# [TASK REQUIREMENTS]
Write out the material exactly. Do not include the pictures.

---

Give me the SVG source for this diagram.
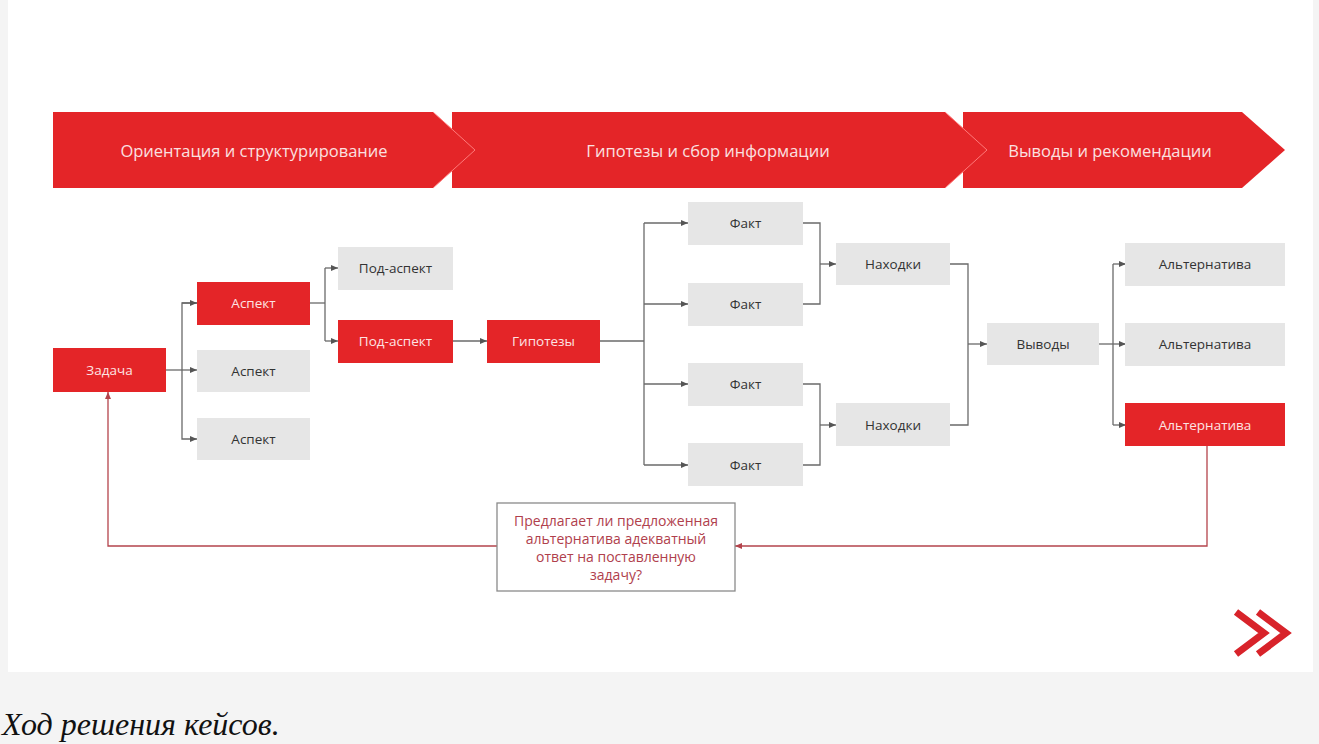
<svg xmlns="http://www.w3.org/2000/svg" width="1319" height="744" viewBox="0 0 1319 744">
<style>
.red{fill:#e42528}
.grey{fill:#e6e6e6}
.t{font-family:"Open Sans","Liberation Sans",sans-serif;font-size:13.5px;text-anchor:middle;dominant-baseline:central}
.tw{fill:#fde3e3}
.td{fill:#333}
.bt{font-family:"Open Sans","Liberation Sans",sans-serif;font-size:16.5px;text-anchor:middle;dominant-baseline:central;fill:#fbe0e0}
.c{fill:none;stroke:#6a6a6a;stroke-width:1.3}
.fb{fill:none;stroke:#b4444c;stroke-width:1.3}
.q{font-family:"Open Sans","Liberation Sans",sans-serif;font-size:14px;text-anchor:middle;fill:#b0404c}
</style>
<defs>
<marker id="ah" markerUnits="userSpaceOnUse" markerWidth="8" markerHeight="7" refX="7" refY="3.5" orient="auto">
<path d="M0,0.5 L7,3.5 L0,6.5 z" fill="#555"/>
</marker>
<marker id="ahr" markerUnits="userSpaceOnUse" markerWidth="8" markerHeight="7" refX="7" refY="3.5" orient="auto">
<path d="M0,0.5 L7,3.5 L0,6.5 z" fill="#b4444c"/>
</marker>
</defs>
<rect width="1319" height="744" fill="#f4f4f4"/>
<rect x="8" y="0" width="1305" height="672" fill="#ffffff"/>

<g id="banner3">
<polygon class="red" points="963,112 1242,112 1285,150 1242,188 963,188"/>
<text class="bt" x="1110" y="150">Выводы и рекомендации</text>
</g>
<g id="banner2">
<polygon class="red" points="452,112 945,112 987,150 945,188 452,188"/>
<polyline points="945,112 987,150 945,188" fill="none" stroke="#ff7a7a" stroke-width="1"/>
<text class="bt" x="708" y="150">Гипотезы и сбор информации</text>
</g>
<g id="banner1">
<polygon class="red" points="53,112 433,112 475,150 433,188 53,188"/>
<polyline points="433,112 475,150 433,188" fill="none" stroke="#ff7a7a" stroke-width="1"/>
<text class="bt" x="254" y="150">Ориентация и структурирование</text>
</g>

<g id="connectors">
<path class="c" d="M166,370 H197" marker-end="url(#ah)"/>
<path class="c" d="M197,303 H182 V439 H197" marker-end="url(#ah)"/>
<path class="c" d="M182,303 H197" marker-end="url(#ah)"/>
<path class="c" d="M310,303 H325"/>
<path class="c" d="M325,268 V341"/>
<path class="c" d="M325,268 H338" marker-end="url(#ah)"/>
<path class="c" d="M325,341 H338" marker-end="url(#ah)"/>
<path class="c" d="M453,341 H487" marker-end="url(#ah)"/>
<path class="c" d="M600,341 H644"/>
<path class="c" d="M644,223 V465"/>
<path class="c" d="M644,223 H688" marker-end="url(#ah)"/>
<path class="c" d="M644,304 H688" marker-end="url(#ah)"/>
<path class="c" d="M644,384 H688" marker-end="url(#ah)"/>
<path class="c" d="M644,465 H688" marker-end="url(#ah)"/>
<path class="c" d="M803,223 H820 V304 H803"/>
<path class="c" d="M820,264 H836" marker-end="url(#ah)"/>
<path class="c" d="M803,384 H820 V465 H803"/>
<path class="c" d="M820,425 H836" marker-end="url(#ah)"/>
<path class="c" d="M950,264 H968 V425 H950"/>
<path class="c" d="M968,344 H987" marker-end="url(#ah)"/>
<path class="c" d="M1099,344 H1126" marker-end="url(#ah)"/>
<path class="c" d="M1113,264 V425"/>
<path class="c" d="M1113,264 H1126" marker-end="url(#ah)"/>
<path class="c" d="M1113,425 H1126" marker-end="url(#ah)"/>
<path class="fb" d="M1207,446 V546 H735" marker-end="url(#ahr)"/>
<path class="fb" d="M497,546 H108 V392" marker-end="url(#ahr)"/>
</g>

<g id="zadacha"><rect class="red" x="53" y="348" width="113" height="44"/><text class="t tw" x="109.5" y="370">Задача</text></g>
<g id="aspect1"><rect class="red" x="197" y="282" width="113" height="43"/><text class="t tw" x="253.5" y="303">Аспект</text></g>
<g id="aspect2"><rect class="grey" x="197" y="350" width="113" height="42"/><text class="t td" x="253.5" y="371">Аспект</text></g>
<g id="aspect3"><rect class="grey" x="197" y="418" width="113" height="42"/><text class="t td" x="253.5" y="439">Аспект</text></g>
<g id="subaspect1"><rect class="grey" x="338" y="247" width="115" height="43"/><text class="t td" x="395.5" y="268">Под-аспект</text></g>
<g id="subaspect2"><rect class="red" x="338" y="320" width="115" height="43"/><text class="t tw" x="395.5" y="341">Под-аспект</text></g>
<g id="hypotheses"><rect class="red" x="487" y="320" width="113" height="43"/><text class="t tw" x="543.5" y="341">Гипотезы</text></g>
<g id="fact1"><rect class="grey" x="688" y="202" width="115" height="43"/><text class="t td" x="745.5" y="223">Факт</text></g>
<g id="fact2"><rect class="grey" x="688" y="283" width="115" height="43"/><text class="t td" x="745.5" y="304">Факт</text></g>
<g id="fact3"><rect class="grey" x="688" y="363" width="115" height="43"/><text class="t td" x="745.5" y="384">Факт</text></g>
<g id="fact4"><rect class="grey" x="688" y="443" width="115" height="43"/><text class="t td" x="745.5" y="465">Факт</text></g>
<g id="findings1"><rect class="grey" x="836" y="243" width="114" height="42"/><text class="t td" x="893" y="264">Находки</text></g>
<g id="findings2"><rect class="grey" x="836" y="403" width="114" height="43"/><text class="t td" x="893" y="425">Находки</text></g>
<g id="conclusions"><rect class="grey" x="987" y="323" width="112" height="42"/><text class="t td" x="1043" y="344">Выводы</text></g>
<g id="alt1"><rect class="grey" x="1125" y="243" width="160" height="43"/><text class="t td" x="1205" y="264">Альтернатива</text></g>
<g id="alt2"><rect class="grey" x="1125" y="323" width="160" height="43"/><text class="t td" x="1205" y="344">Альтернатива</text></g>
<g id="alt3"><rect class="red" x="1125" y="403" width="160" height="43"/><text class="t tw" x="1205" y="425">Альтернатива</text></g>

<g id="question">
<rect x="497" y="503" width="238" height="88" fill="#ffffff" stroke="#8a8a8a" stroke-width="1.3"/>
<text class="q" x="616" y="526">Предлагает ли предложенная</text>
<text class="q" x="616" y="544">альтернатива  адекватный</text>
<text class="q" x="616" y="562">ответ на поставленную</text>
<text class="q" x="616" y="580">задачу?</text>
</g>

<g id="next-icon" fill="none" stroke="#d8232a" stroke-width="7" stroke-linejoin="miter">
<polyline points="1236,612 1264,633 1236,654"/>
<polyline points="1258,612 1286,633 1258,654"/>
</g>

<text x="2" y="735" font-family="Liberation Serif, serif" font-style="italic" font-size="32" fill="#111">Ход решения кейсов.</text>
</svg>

---

# [SOLUTION TO THIS PROBLEM]
Give me the SVG source for this diagram.
<svg xmlns="http://www.w3.org/2000/svg" width="1319" height="744" viewBox="0 0 1319 744">
<style>
.red{fill:#e42528}
.grey{fill:#e6e6e6}
.t{font-family:"Open Sans","Liberation Sans",sans-serif;font-size:13.5px;text-anchor:middle;dominant-baseline:central}
.tw{fill:#fde3e3}
.td{fill:#333}
.bt{font-family:"Open Sans","Liberation Sans",sans-serif;font-size:16.5px;text-anchor:middle;dominant-baseline:central;fill:#fbe0e0}
.c{fill:none;stroke:#6a6a6a;stroke-width:1.3}
.fb{fill:none;stroke:#b4444c;stroke-width:1.3}
.q{font-family:"Open Sans","Liberation Sans",sans-serif;font-size:14px;text-anchor:middle;fill:#b0404c}
</style>
<defs>
<marker id="ah" markerUnits="userSpaceOnUse" markerWidth="8" markerHeight="7" refX="7" refY="3.5" orient="auto">
<path d="M0,0.5 L7,3.5 L0,6.5 z" fill="#555"/>
</marker>
<marker id="ahr" markerUnits="userSpaceOnUse" markerWidth="8" markerHeight="7" refX="7" refY="3.5" orient="auto">
<path d="M0,0.5 L7,3.5 L0,6.5 z" fill="#b4444c"/>
</marker>
</defs>
<rect width="1319" height="744" fill="#f4f4f4"/>
<rect x="8" y="0" width="1305" height="672" fill="#ffffff"/>

<g id="banner3">
<polygon class="red" points="963,112 1242,112 1285,150 1242,188 963,188"/>
<text class="bt" x="1110" y="150">Выводы и рекомендации</text>
</g>
<g id="banner2">
<polygon class="red" points="452,112 945,112 987,150 945,188 452,188"/>
<polyline points="945,112 987,150 945,188" fill="none" stroke="#ff7a7a" stroke-width="1"/>
<text class="bt" x="708" y="150">Гипотезы и сбор информации</text>
</g>
<g id="banner1">
<polygon class="red" points="53,112 433,112 475,150 433,188 53,188"/>
<polyline points="433,112 475,150 433,188" fill="none" stroke="#ff7a7a" stroke-width="1"/>
<text class="bt" x="254" y="150">Ориентация и структурирование</text>
</g>

<g id="connectors">
<path class="c" d="M166,370 H197" marker-end="url(#ah)"/>
<path class="c" d="M197,303 H182 V439 H197" marker-end="url(#ah)"/>
<path class="c" d="M182,303 H197" marker-end="url(#ah)"/>
<path class="c" d="M310,303 H325"/>
<path class="c" d="M325,268 V341"/>
<path class="c" d="M325,268 H338" marker-end="url(#ah)"/>
<path class="c" d="M325,341 H338" marker-end="url(#ah)"/>
<path class="c" d="M453,341 H487" marker-end="url(#ah)"/>
<path class="c" d="M600,341 H644"/>
<path class="c" d="M644,223 V465"/>
<path class="c" d="M644,223 H688" marker-end="url(#ah)"/>
<path class="c" d="M644,304 H688" marker-end="url(#ah)"/>
<path class="c" d="M644,384 H688" marker-end="url(#ah)"/>
<path class="c" d="M644,465 H688" marker-end="url(#ah)"/>
<path class="c" d="M803,223 H820 V304 H803"/>
<path class="c" d="M820,264 H836" marker-end="url(#ah)"/>
<path class="c" d="M803,384 H820 V465 H803"/>
<path class="c" d="M820,425 H836" marker-end="url(#ah)"/>
<path class="c" d="M950,264 H968 V425 H950"/>
<path class="c" d="M968,344 H987" marker-end="url(#ah)"/>
<path class="c" d="M1099,344 H1126" marker-end="url(#ah)"/>
<path class="c" d="M1113,264 V425"/>
<path class="c" d="M1113,264 H1126" marker-end="url(#ah)"/>
<path class="c" d="M1113,425 H1126" marker-end="url(#ah)"/>
<path class="fb" d="M1207,446 V546 H735" marker-end="url(#ahr)"/>
<path class="fb" d="M497,546 H108 V392" marker-end="url(#ahr)"/>
</g>

<g id="zadacha"><rect class="red" x="53" y="348" width="113" height="44"/><text class="t tw" x="109.5" y="370">Задача</text></g>
<g id="aspect1"><rect class="red" x="197" y="282" width="113" height="43"/><text class="t tw" x="253.5" y="303">Аспект</text></g>
<g id="aspect2"><rect class="grey" x="197" y="350" width="113" height="42"/><text class="t td" x="253.5" y="371">Аспект</text></g>
<g id="aspect3"><rect class="grey" x="197" y="418" width="113" height="42"/><text class="t td" x="253.5" y="439">Аспект</text></g>
<g id="subaspect1"><rect class="grey" x="338" y="247" width="115" height="43"/><text class="t td" x="395.5" y="268">Под-аспект</text></g>
<g id="subaspect2"><rect class="red" x="338" y="320" width="115" height="43"/><text class="t tw" x="395.5" y="341">Под-аспект</text></g>
<g id="hypotheses"><rect class="red" x="487" y="320" width="113" height="43"/><text class="t tw" x="543.5" y="341">Гипотезы</text></g>
<g id="fact1"><rect class="grey" x="688" y="202" width="115" height="43"/><text class="t td" x="745.5" y="223">Факт</text></g>
<g id="fact2"><rect class="grey" x="688" y="283" width="115" height="43"/><text class="t td" x="745.5" y="304">Факт</text></g>
<g id="fact3"><rect class="grey" x="688" y="363" width="115" height="43"/><text class="t td" x="745.5" y="384">Факт</text></g>
<g id="fact4"><rect class="grey" x="688" y="443" width="115" height="43"/><text class="t td" x="745.5" y="465">Факт</text></g>
<g id="findings1"><rect class="grey" x="836" y="243" width="114" height="42"/><text class="t td" x="893" y="264">Находки</text></g>
<g id="findings2"><rect class="grey" x="836" y="403" width="114" height="43"/><text class="t td" x="893" y="425">Находки</text></g>
<g id="conclusions"><rect class="grey" x="987" y="323" width="112" height="42"/><text class="t td" x="1043" y="344">Выводы</text></g>
<g id="alt1"><rect class="grey" x="1125" y="243" width="160" height="43"/><text class="t td" x="1205" y="264">Альтернатива</text></g>
<g id="alt2"><rect class="grey" x="1125" y="323" width="160" height="43"/><text class="t td" x="1205" y="344">Альтернатива</text></g>
<g id="alt3"><rect class="red" x="1125" y="403" width="160" height="43"/><text class="t tw" x="1205" y="425">Альтернатива</text></g>

<g id="question">
<rect x="497" y="503" width="238" height="88" fill="#ffffff" stroke="#8a8a8a" stroke-width="1.3"/>
<text class="q" x="616" y="526">Предлагает ли предложенная</text>
<text class="q" x="616" y="544">альтернатива  адекватный</text>
<text class="q" x="616" y="562">ответ на поставленную</text>
<text class="q" x="616" y="580">задачу?</text>
</g>

<g id="next-icon" fill="none" stroke="#d8232a" stroke-width="7" stroke-linejoin="miter">
<polyline points="1236,612 1264,633 1236,654"/>
<polyline points="1258,612 1286,633 1258,654"/>
</g>

<text x="2" y="735" font-family="Liberation Serif, serif" font-style="italic" font-size="32" fill="#111">Ход решения кейсов.</text>
</svg>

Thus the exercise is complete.